Зато не прошло и полгода, а Владимиру Суровцеву предоставили слово на трибуне высокого совещания в ЦК партии. Не готов был и не готовился выступить новый в Белоруссии руководитель. Однако задел за живое чуть ли не пионерский рапорт предыдущего оратора, доложившего о «четкой работе стальной магистрали по своевременной перевозке миллионов тонн народнохозяйственных грузов». И это в то время, как «Бобруйскшина» вместо заказанных десятков вагонов довольствуется единицами. Вышел за трибуну, и немножко из себя, бобруйский руководитель и врезал, невзирая на лица. Причем, не все высокие лица еще знал и потому врезал правду-матку, как бурлак с Волги. Зал откликнулся бурными аплодисментами, а президиум зашумел сурово, словно брянский лес в годы Второй мировой войны.
– Остановили мой праведный, как мне казалось, гнев одним распространенным в те времена вопросом: «Вы что, нас учить работать приехали с Урала?». Такая трактовка географии нашей страны несколько развеселила меня внутренне, но не успокоила. И точно, вскоре на нашем шинном появился тот самый секретарь ЦК, считавший, что Урал начинается перед одноименными горами. Надев сапоги и робу, предложил спецодежду и гостю, пожелавшему посмотреть производство.
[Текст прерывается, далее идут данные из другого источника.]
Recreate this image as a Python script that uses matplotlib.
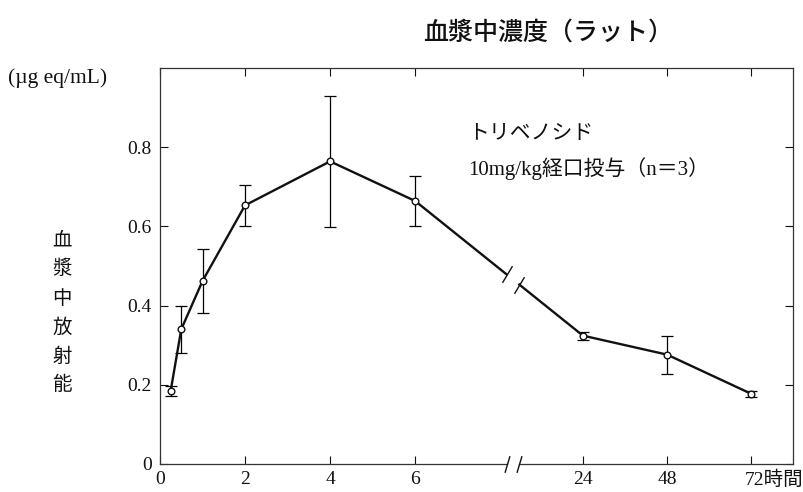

Тот вежливо, но твердо отказался, дав понять, что и здесь его учить не надо. Что было делать, пошли в цеха. Идя по слою сажи, естественно, мы поднимали облака пыли, черным пеплом оседавшие на манжеты и воротник белой сорочки,.. – Владимир Александрович внезапно смолкает и машет рукой…
Пауза затянулась, потому что собеседник кладет в это время таблетку под язык и, не запивая водой, долго рассасывает ее. Я пытаюсь осмыслить все услышанное. С какими результатами для себя, для города, страны пришел 3-й генеральный директор знаменитого шинного комбината? С одной стороны инфаркты и инсульты, инвалидность и трагедия потерь близких. С другой – блистающие огнями микрорайоны, Бобруйская центральная больница, школы и детские учреждения, гостиница «Юбилейная», Дворец искусств, жизнь которым дали благодаря настырности, обостренным чувствам неравнодушности и справедливости Владимира Суровцева. Что же в итоге? Жил и работал плохо для себя и хорошо для других? Так бывает, но редко. Чаще наоборот. Добиться равновесия, гармонии – в этом и заключается, наверное, искусство человеческой жизни.
Как бы прочитав мои мысли, Владимир Александрович словно продолжил их.
— Я ведь знаю, что у меня сложный характер. Со мной таким только одна моя Надежда Васильевна и могла совладать, — разговор ветерана обретает вдруг окающий характер, что выдает в нем волжанина — костромича, ярославца. — А порой я сам с собой не мог справиться, крут был и горяч. Пусть учтут это внуки и живут правильнее. Не хочу, чтобы в наследство им достались грабли, на которые приходилось наступать нам.